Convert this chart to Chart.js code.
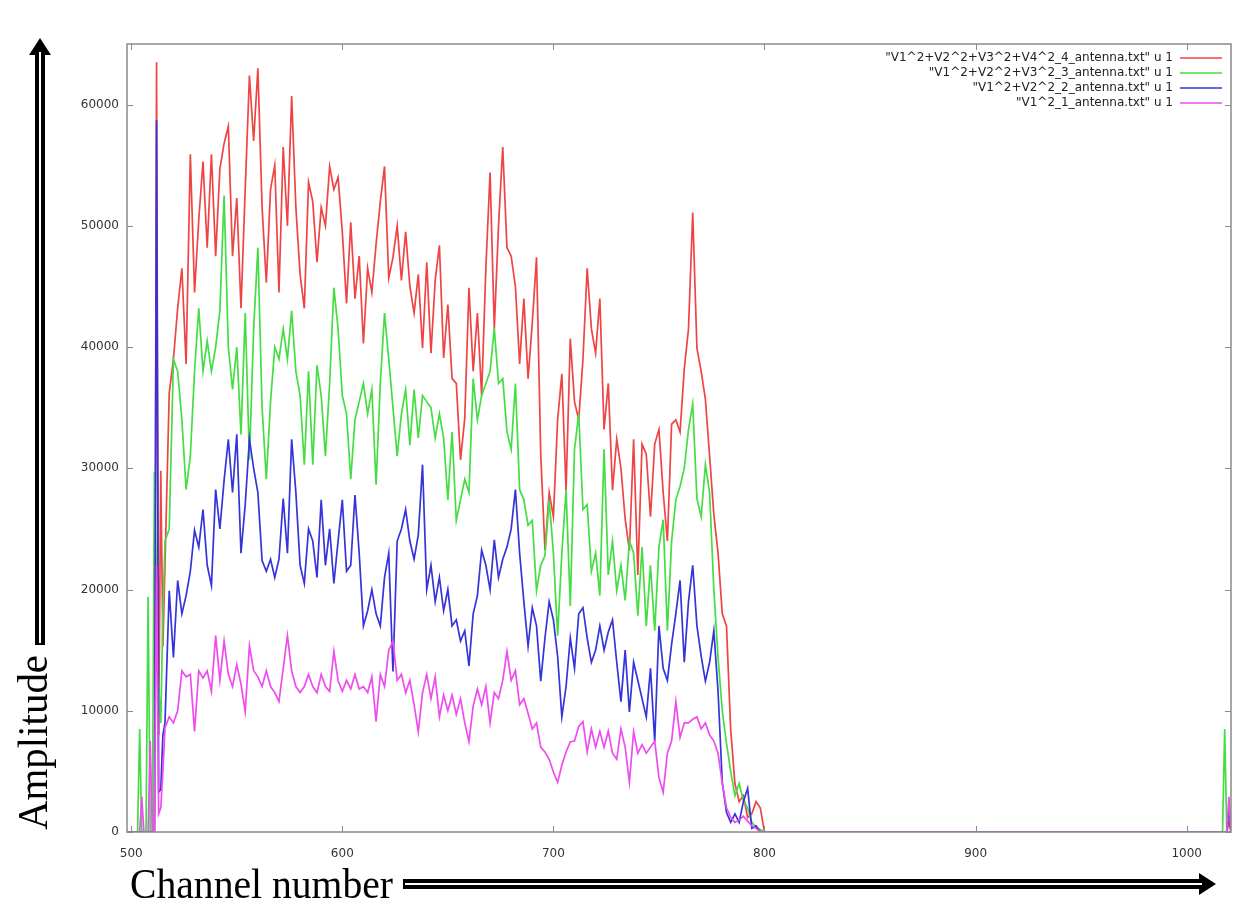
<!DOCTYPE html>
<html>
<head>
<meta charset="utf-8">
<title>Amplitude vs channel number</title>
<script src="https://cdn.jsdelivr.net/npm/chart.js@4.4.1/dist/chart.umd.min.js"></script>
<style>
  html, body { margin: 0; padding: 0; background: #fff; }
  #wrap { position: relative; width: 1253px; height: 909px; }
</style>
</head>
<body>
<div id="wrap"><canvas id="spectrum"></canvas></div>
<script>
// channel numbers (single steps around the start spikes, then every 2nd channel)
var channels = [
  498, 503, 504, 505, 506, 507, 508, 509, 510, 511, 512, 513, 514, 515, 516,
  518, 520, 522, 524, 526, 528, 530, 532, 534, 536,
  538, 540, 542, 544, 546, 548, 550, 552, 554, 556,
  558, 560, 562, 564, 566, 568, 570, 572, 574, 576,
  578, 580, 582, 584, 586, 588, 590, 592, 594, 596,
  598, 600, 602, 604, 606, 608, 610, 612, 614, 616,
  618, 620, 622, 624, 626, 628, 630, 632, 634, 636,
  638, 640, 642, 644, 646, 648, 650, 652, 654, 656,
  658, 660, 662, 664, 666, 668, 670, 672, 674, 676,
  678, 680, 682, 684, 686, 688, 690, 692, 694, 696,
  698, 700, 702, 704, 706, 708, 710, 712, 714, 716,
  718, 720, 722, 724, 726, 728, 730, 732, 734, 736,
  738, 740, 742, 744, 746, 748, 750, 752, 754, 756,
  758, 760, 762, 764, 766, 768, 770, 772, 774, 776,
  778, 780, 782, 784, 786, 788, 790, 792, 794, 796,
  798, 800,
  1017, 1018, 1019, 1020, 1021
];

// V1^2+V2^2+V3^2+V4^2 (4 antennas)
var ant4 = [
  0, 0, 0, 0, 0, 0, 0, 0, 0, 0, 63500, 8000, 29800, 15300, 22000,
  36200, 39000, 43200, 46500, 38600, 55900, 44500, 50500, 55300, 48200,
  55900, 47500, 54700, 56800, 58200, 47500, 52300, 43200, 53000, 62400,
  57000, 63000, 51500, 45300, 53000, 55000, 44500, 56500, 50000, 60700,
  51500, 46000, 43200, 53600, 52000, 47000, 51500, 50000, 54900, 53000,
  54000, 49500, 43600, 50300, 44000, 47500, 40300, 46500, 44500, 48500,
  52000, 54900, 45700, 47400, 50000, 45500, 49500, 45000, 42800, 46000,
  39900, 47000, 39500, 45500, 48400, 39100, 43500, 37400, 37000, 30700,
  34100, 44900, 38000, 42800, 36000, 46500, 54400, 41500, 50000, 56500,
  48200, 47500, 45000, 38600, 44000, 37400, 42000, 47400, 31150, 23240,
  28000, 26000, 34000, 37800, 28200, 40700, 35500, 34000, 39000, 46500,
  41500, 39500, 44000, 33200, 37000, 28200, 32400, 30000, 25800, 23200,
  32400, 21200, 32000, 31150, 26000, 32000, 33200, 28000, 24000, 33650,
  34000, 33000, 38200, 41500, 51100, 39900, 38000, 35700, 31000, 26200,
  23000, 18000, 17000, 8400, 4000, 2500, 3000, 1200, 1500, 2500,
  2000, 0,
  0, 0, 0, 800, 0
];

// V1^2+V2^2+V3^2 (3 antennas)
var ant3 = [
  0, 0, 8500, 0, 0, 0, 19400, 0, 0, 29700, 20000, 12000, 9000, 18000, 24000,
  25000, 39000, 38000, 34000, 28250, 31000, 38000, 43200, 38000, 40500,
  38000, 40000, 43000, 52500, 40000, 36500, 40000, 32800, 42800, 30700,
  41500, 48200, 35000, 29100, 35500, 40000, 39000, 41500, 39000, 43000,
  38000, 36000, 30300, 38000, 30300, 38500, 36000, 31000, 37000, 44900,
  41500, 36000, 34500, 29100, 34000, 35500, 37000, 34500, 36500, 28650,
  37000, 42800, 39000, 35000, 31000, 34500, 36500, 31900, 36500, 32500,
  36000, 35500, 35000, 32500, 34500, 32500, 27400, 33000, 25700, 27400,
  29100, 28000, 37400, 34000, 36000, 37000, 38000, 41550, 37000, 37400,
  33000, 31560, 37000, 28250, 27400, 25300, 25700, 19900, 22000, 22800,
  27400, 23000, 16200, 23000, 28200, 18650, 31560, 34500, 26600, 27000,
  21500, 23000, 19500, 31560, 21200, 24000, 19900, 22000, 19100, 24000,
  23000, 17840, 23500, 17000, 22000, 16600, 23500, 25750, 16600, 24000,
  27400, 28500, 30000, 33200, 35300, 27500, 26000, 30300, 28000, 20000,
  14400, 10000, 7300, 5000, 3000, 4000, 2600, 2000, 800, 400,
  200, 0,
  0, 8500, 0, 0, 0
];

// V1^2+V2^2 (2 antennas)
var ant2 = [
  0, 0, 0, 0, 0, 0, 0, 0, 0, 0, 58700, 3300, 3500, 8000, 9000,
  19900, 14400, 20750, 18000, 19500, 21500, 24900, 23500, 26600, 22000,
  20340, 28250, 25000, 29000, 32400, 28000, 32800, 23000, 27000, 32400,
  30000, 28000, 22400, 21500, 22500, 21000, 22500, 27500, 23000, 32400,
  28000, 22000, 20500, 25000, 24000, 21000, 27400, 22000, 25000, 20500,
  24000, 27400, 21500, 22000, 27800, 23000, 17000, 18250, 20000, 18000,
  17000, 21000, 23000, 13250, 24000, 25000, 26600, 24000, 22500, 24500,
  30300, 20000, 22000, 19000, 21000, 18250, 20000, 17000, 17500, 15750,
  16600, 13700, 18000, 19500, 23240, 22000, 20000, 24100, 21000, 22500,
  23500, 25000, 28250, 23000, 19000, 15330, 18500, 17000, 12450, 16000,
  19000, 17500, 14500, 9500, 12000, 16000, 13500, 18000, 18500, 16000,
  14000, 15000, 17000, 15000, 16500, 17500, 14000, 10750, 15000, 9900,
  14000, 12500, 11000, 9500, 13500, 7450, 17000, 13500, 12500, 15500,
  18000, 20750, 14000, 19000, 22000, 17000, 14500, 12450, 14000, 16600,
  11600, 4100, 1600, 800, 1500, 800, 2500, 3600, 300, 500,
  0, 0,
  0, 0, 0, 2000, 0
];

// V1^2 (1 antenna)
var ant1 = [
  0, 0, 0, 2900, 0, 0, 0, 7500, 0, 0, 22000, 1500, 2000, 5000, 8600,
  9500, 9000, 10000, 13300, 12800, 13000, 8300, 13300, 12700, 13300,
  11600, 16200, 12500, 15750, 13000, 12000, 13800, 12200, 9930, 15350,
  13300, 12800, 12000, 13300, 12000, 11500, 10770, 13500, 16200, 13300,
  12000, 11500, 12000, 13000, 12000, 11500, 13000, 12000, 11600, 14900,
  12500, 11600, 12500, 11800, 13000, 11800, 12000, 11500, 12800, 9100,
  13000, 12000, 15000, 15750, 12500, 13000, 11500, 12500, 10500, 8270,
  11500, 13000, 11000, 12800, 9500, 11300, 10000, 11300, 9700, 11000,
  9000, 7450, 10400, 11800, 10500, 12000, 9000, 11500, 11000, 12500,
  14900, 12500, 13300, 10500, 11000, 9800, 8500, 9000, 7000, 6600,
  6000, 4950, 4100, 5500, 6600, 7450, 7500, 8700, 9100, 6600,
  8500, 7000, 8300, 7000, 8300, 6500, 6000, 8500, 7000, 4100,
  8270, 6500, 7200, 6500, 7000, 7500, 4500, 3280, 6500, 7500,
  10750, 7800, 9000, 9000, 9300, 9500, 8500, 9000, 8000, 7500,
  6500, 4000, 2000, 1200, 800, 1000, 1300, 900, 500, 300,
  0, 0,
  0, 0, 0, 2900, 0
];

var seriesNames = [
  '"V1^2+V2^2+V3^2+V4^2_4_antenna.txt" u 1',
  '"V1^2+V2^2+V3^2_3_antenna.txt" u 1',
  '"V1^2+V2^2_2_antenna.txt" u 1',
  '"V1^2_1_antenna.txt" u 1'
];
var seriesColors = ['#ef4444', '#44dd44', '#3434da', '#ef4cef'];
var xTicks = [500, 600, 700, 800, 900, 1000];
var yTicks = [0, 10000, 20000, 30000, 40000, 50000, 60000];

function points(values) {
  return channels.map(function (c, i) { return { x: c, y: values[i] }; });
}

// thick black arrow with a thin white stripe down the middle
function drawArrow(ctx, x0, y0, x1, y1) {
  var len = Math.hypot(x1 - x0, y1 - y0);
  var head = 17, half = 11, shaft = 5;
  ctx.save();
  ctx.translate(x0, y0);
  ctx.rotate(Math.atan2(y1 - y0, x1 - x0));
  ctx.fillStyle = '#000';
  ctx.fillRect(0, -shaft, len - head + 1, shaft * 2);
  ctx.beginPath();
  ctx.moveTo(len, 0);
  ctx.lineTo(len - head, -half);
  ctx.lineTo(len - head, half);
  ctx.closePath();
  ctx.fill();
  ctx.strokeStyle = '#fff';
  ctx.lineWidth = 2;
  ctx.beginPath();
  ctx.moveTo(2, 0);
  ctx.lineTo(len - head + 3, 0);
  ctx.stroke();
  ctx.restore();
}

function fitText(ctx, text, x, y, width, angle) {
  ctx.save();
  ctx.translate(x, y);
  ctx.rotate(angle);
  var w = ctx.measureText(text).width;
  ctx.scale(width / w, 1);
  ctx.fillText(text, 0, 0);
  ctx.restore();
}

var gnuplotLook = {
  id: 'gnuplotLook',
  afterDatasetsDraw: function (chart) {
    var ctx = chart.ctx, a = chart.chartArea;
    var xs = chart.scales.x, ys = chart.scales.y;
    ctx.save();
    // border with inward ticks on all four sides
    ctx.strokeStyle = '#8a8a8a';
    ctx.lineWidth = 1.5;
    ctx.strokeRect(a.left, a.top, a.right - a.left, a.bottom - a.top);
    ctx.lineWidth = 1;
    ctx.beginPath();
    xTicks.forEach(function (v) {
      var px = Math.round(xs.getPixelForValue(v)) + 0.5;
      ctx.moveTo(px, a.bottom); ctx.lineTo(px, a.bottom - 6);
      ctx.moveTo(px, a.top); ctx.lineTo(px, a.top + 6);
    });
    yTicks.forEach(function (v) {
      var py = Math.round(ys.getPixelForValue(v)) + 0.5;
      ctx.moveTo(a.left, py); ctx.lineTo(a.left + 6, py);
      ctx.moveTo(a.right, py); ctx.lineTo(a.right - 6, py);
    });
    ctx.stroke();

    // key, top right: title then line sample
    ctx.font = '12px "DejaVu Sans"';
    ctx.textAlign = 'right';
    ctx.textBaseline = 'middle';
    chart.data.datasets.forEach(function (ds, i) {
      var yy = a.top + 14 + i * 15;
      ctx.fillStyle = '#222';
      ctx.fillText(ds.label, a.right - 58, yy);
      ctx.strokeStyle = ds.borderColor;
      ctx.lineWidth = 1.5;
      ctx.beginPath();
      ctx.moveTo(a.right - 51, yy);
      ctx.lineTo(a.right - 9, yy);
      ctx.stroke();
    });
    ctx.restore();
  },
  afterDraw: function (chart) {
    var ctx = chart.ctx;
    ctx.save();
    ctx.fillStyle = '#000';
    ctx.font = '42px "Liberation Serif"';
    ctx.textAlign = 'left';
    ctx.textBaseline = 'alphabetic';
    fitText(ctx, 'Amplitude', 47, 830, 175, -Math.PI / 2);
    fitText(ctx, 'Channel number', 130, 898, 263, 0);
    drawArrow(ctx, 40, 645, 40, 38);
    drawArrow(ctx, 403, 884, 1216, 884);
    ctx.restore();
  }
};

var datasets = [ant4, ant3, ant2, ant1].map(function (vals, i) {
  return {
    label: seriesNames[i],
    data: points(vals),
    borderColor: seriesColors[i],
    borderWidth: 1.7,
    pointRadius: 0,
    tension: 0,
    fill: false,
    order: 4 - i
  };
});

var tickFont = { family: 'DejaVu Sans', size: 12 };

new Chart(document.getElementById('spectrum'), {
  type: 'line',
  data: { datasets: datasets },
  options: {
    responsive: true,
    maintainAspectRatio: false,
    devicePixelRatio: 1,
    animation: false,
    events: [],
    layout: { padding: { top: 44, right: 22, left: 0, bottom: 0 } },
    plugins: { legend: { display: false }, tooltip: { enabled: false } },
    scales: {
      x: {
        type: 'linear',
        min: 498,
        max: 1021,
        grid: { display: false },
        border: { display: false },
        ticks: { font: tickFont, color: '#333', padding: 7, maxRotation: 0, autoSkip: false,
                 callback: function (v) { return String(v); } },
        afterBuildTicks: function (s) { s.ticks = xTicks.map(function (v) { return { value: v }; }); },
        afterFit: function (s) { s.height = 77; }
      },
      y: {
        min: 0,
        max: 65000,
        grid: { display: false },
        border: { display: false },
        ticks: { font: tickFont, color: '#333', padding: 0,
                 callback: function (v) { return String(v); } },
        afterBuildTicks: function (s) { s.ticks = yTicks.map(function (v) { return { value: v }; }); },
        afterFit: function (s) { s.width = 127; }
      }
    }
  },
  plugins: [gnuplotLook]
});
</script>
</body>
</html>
· · · ·
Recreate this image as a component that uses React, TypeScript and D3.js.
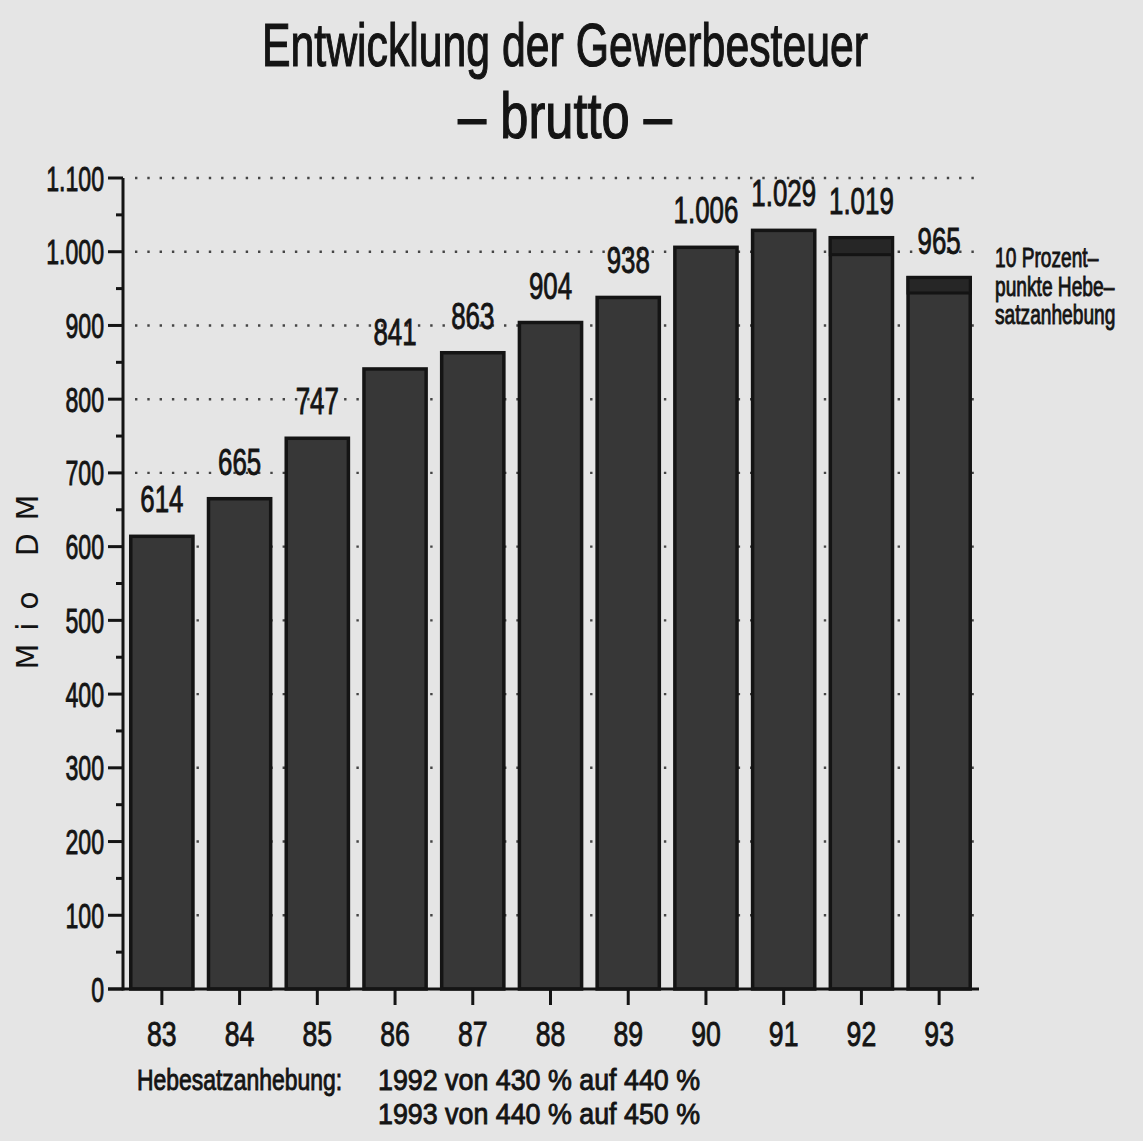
· · · ·
What is required> Report all lines of the data above that include the string "this".

Problem solution>
Convert this chart to Chart.js code.
Recreate this image as a component that uses React, TypeScript and D3.js.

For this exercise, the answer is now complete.